The state legislature approved $238 million in cap-and-trade auction proceeds for the CVRP as of June 27. But in periods when funding exceeds current budgets, waiting lists can form. That’s one of the reasons Assemblymember Phil Ting of San Francisco introduced Assembly Bill 1046 this summer, proposing to increase the rebate amount to as much as $7,500. His idea was that as market penetration grows, rebates would decline over time.
“There is no real incentive to buy or lease a zero-emission vehicle right now if consumers know the rebate level will be the same year after year — or even worse, run out during the year,” Ting said in a July 8 press release.
The source of financial backing for AB 1046, ultimately killed in August, was unclear. The failed legislation had directed the Air Resources Board to craft a plan for a continuous source.

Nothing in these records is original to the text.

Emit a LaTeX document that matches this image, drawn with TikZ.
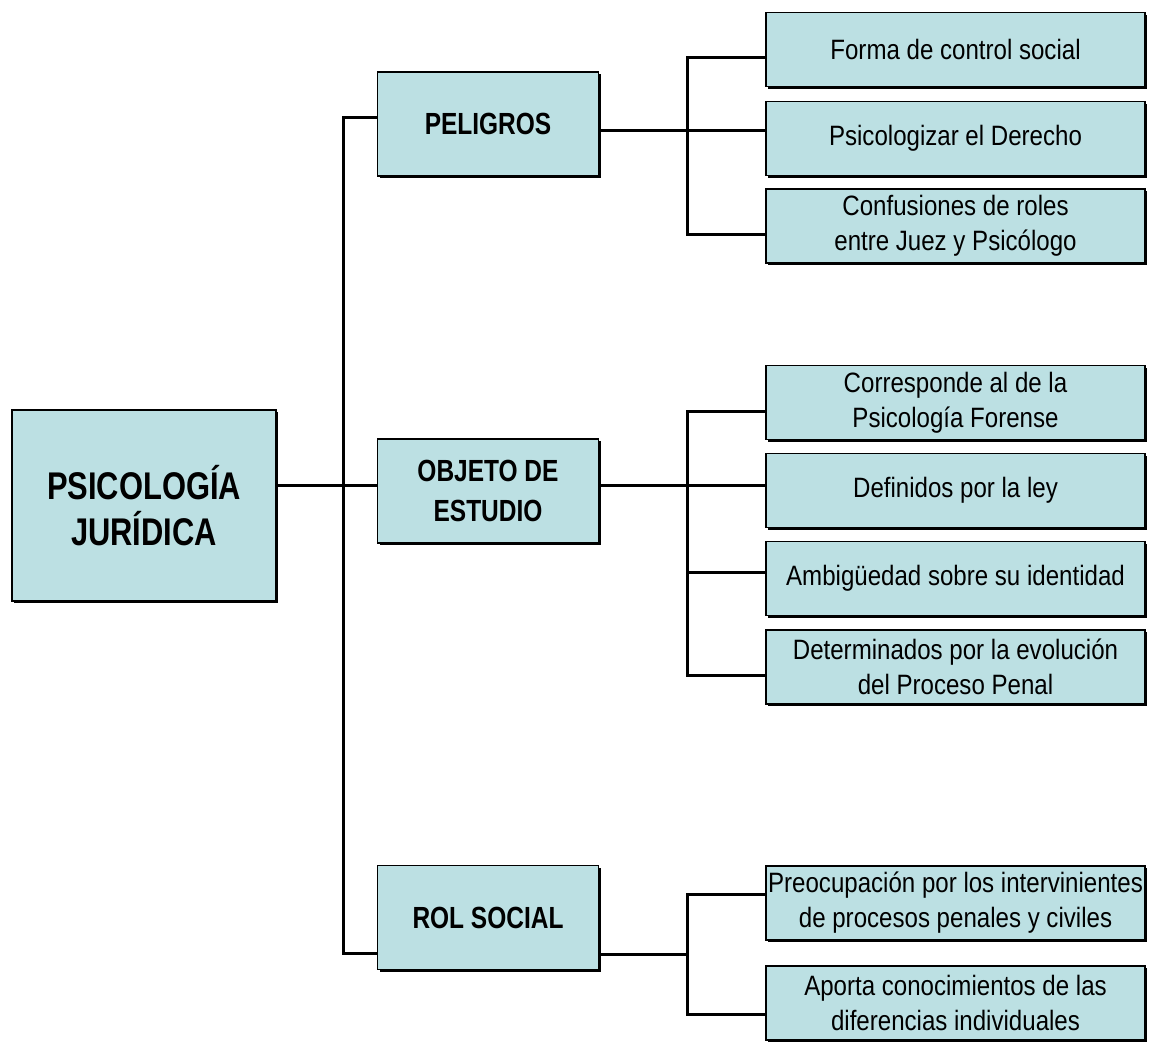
\documentclass[tikz,border=0pt]{standalone}
\usepackage{fontspec}
\usepackage{xcolor}
\usetikzlibrary{shadows}
\newfontfamily\leaffont[FakeStretch=0.86]{Liberation Sans}
\newfontfamily\headfont[FakeStretch=0.80]{Liberation Sans}
\definecolor{boxblue}{RGB}{188,224,227}
\tikzset{
  mapbox/.style={draw=black, line width=0.75pt, fill=boxblue, inner sep=0pt, align=center,
    drop shadow={shadow xshift=1pt, shadow yshift=-1pt, fill=black, opacity=1}},
  rootbox/.style={mapbox, minimum width=132pt, minimum height=95.5pt,
    font=\headfont\bfseries\fontsize{19.3}{23}\selectfont},
  branchbox/.style={mapbox, minimum width=110.5pt, minimum height=52pt,
    font=\headfont\bfseries\fontsize{15.3}{20}\selectfont},
  leafbox/.style={mapbox, minimum width=189.5pt, minimum height=37pt,
    font=\leaffont\fontsize{14}{17.5}\selectfont},
  link/.style={line width=1.5pt}
}
\begin{document}
\begin{tikzpicture}[x=0.5pt,y=-0.5pt]
  % Keep the page the size of the reference
  \useasboundingbox (0,0) rectangle (1161,1046);

  % Root node
  \node[rootbox] (root) at (144,505.5) {PSICOLOGÍA\\JURÍDICA};

  % Branches
  \node[branchbox] (pel) at (488,124) {PELIGROS};
  \node[branchbox] (obj) at (488,491) {OBJETO DE\\ESTUDIO};
  \node[branchbox] (rol) at (488,917.5) {ROL SOCIAL};

  % Leaves of PELIGROS
  \node[leafbox] (forma) at (955.5,49.5) {Forma de control social};
  \node[leafbox] (psicol) at (955.5,138.5) {Psicologizar el Derecho};
  \node[leafbox] (confus) at (955.5,226) {Confusiones de roles\\entre Juez y Psicólogo};

  % Leaves of OBJETO DE ESTUDIO
  \node[leafbox] (corresp) at (955.5,402.5) {Corresponde al de la\\Psicología Forense};
  \node[leafbox] (defin) at (955.5,490.5) {Definidos por la ley};
  \node[leafbox] (ambig) at (955.5,578.5) {Ambigüedad sobre su identidad};
  \node[leafbox] (determ) at (955.5,667) {Determinados por la evolución\\del Proceso Penal};

  % Leaves of ROL SOCIAL
  \node[leafbox] (preoc) at (955.5,903) {Preocupación por los intervinientes\\de procesos penales y civiles};
  \node[leafbox] (aporta) at (955.5,1003) {Aporta conocimientos de las\\diferencias individuales};

  % Root to branches
  \draw[link] ([yshift=10.25pt]root.east) -- ([yshift=3pt]obj.west);
  \draw[link] ([yshift=3.5pt]pel.west) -- ++(-33,0) |- ([yshift=-18pt]rol.west);

  % PELIGROS to its leaves
  \draw[link] ([yshift=-3pt]pel.east) -- ([yshift=4.25pt]psicol.west);
  \draw[link] ([yshift=-3.75pt]forma.west) -- ++(-78,0) |- ([yshift=-4pt]confus.west);

  % OBJETO DE ESTUDIO to its leaves
  \draw[link] ([yshift=3pt]obj.east) -- ([yshift=2.75pt]defin.west);
  \draw[link] ([yshift=-4.25pt]corresp.west) -- ++(-78,0) |- ([yshift=-4pt]determ.west);
  \draw[link] ([yshift=3.25pt]ambig.west) -- ++(-78,0);

  % ROL SOCIAL to its leaves
  \draw[link] ([yshift=-18.25pt]rol.east) -- ++(89,0);
  \draw[link] ([yshift=4.5pt]preoc.west) -- ++(-78,0) |- ([yshift=-5.5pt]aporta.west);
\end{tikzpicture}
\end{document}
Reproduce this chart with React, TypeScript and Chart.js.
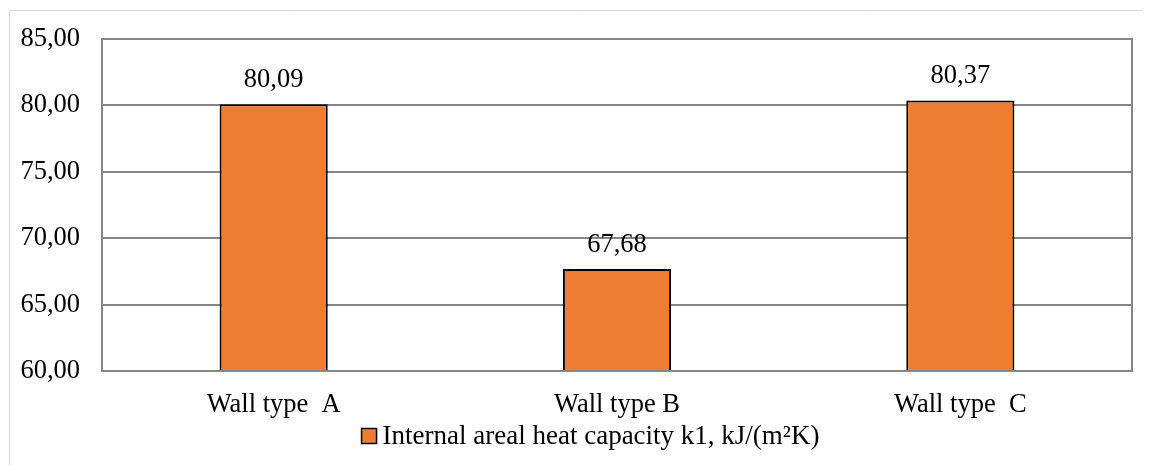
import React, { useEffect, useRef } from "react";
import { Chart, registerables } from "chart.js";

Chart.register(...registerables);

const categories = ["Wall type  A", "Wall type B", "Wall type  C"];
const seriesLabel = "Internal areal heat capacity k1, kJ/(m²K)";
const values = [80.09, 67.68, 80.37];
const yMin = 60;
const yMax = 85;
const yStep = 5;

const FONT = "'Liberation Serif', 'Times New Roman', serif";
const fmt = (v: number) => v.toFixed(2).replace(".", ",");

const frame = {
  id: "frame",
  beforeDraw(chart: any) {
    const { ctx, width, height } = chart;
    ctx.save();
    ctx.strokeStyle = "#d9d9d9";
    ctx.lineWidth = 1;
    ctx.beginPath();
    ctx.moveTo(1.5, height);
    ctx.lineTo(1.5, 2.5);
    ctx.lineTo(width, 2.5);
    ctx.stroke();
    ctx.restore();
  },
};

const plotBorder = {
  id: "plotBorder",
  afterDatasetsDraw(chart: any) {
    const { ctx, chartArea } = chart;
    ctx.save();
    ctx.strokeStyle = "#878787";
    ctx.lineWidth = 2;
    ctx.strokeRect(chartArea.left, chartArea.top, chartArea.right - chartArea.left, chartArea.bottom - chartArea.top);
    ctx.restore();
  },
};

const dataLabels = {
  id: "dataLabels",
  afterDatasetsDraw(chart: any) {
    const { ctx } = chart;
    const meta = chart.getDatasetMeta(0);
    ctx.save();
    ctx.font = `26.5px ${FONT}`;
    ctx.fillStyle = "#000";
    ctx.textAlign = "center";
    ctx.textBaseline = "alphabetic";
    meta.data.forEach((bar: any, i: number) => {
      ctx.fillText(fmt(values[i]), bar.x, bar.y - 17);
    });
    ctx.restore();
  },
};

const customLegend = {
  id: "customLegend",
  afterDraw(chart: any) {
    const { ctx, width } = chart;
    ctx.save();
    ctx.font = `27px ${FONT}`;
    const tw = ctx.measureText(seriesLabel).width;
    const box = 15;
    const gap = 6;
    const total = box + gap + tw;
    const cx = width / 2 + 11;
    const x0 = cx - total / 2;
    const cy = 428;
    ctx.fillStyle = "#ED7D31";
    ctx.fillRect(x0, cy - box / 2, box, box);
    ctx.strokeStyle = "#000";
    ctx.lineWidth = 1.5;
    ctx.strokeRect(x0, cy - box / 2, box, box);
    ctx.fillStyle = "#000";
    ctx.textAlign = "left";
    ctx.textBaseline = "middle";
    ctx.fillText(seriesLabel, x0 + box + gap, cy + 1);
    ctx.restore();
  },
};

export default function App() {
  const ref = useRef<HTMLCanvasElement>(null);
  useEffect(() => {
    document.body.style.overflow = "hidden";
    const chart = new Chart(ref.current!, {
      type: "bar",
      data: {
        labels: categories,
        datasets: [
          {
            label: seriesLabel,
            data: values,
            backgroundColor: "#ED7D31",
            borderColor: "#000000",
            borderWidth: 2,
            barPercentage: 0.63,
            categoryPercentage: 0.5,
          },
        ],
      },
      options: {
        responsive: false,
        animation: false,
        layout: { padding: { top: 31, right: 19, left: 0, bottom: 46 } },
        plugins: {
          legend: { display: false },
          tooltip: { enabled: false },
        },
        scales: {
          x: {
            grid: { display: false },
            border: { display: false },
            ticks: { font: { family: FONT, size: 26.5 }, color: "#000", padding: 10 },
            afterFit(scale: any) {
              scale.height = 48;
              scale.paddingLeft = 0;
              scale.paddingRight = 0;
            },
          },
          y: {
            min: yMin,
            max: yMax,
            grid: { color: "#878787", lineWidth: 2, drawTicks: false },
            border: { display: false },
            ticks: {
              stepSize: yStep,
              font: { family: FONT, size: 26.5 },
              color: "#000",
              padding: 22,
              callback: (v: any) => fmt(Number(v)),
            },
            afterFit(scale: any) {
              scale.width = 94;
              scale.paddingTop = 0;
              scale.paddingBottom = 0;
            },
          },
        },
      },
      plugins: [frame, plotBorder, dataLabels, customLegend],
    });
    return () => chart.destroy();
  }, []);
  return (
    <div style={{ position: "relative", width: 1143, height: 457 }}>
      <canvas ref={ref} width={1143} height={457} style={{ position: "absolute", left: 0, top: 0 }} />
    </div>
  );
}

Besides financial incentives, promotional events have also been a key factor in spurring adoption. More than 300 such events were recently held across the country during September’s National Drive Electric Week. And on October 12, the nonprofit Charge Across Town keeps things rolling with a free exhibition at San Francisco’s Pier 27, where attendees can test-drive electric vehicles on an enclosed loop, as well as learn about rebates, charging, and other details.
Given all the various efforts to advance this clean technology, will California reach its goal of 5 million ZEVs by 2030?
“It’s a stretch, but it can be done,” said Maureen Blanc, Charge Across Town’s executive director.